Lively, entertaining reviews of, and essays on, old and newer films and everything relating to them, written by professional author William Schoell.

Thursday, March 17, 2016

VALLEY OF THE DRAGONS

VALLEY OF THE DRAGONS (1961). Director: Edward Bernds.

In 1881 Algeria two men, Hector Servadac (Cesare Danova) and Michael Denning (Sean McClory) are about to fight a duel over a woman when the earth shakes in a great cataclysm that they manage to survive. After a time they realize that a comet grazed the earth, as it has time and again in the past, and taken a bit of the planet into space with it, along with a chunk from the prehistoric past. When Servadac and Denning realize what has happened to them, they don't seem all that upset, a problem with both the screenplay and the acting. Most of the movie consists of stock footage of One Million B.C. with Danova [Honeymoon with a Stranger] and Clory [Them] cleverly inserted  into the action.
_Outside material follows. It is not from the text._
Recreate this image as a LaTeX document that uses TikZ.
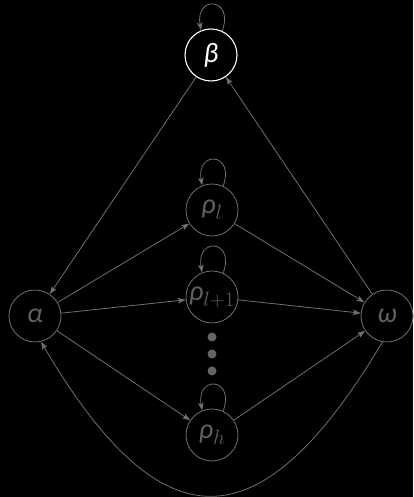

Again we have two warring tribes, two women (Joan Staley, Danielle De Metz), and the big lizard cornering some natives in a big cavern in a hill and gulping down and chewing one of the luckless warriors. Three clips from Rodan are also used to fill in for pterodactyls, as well as what appears to be a prop spider from Bernds' World Without End. Joan Staley is a Ruta Lee lookalike. The premise of the film is good, taken from Jules Verne's novel "Hector Servadac" aka "Career of a Comet," although that did not include prehistoric monsters.

Verdict: The producers wrote the book on "How to Make One Movie Out of Another." **.